Two small tables of reduced index forms with covariants and an adequate collection of references complete the book. I am convinced that this book is a very valuable contribution to algebraic number theory.
New Trends in Approximation Theory
In Memory of André Boivin
Edited by J. Mashreghi, M. Manolaki, and P. Gauthier
Fields Institute Communications, Springer, 2018
Reviewed by Karl Dilcher
This volume contains the proceedings of an international conference in memory of André Boivin (1955-2014), which took place at the Fields Institute in July of 2016. To quote from the Preface, “The impact of André Boivin’s warm personality and his fine work on Complex Approximation Theory was reflected by the mathematical excellence and the wide research range of the 37 participants.
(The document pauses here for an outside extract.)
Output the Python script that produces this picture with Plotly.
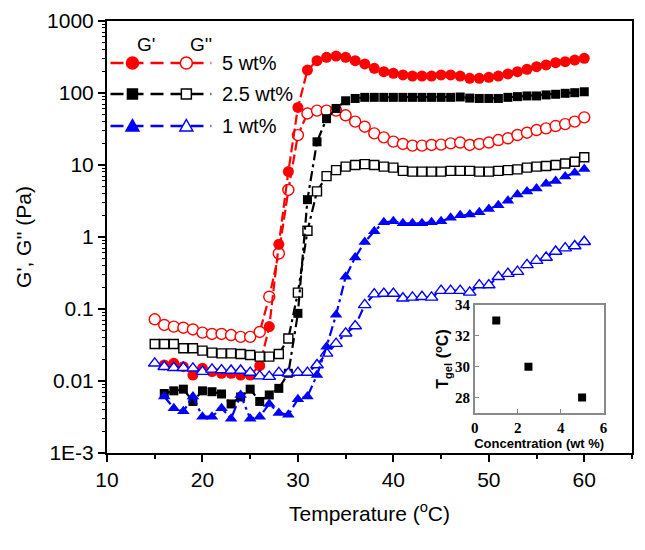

In total there were 27 talks, delivered by well-established mathematicians and young researchers. In paritcular, 19 invited lectures were delivered by leading experts of the field, from 8 different countries.”
The books begins with a summary, written by the Editors, of Boivin’s life and work, including about 20 colour photographs. The remainder of this volume consists of 14 research papers; their titles and authors are as follows:
- “A Note on the Density of Rational Functions in A^\infty(\Omega)“, by J. Falcón, V. Nestoridis, and I. Zadik;
- “Approximation by Entire Functions in the Construction of Order-Isomorphisms and Large Cross-Sections”, by M. R. Burke;
- “Approximation by Solutions of Elliptic Equations and Extension of Subharmonic Functions”, by P. Gauthier and P. V. Paramonov;
- “Approximation in the Closed Unit Ball”, by J. Mashreghi, and T. Ransford;
- “A Thought on Approximation by Bi-Analytic Functions”, by D. Khavinson;
- “Chebyshev Polynomials Associated with a System of Continua”, by I. DeFrain;
- “Constrained L^2-Approximation by Polynomials on Subsets of the Circle”, by L. Baratchart, J. Leblond, and F. Seyfert;
- “Extremal Bounds of Teichmüller-Wittich-Belinskii Type for Planar Quasiregular Mappings”, by A. Golberg;
- “Families of Universal Taylor Series Depending on a Parameter, by E. Abakumov, J. Müller, and V. Nestoridis;
- “Interpolation by Bounded Analytic Functions and Related Questions”, by A. A. Danielyan;
- “On Two Interpolation Formulas for Complex Polynomials”, by R. Fournier and S. Ruscheweyh;
- “Operators with Simple Orbital Behavior”, by G. T. Prăjitură;
- “Taylor Series, Universality and Potential Theory”, by S. J. Gardiner; and
- “Subharmonic Images of a Convergent Sequence”, by P. Gauthier and M. Manolaki.
I had the privilege of knowing André Boivin throughout his 30-year career, cut short by his untimely death. This nicely edited and produced volume is a fitting tribute to his memory.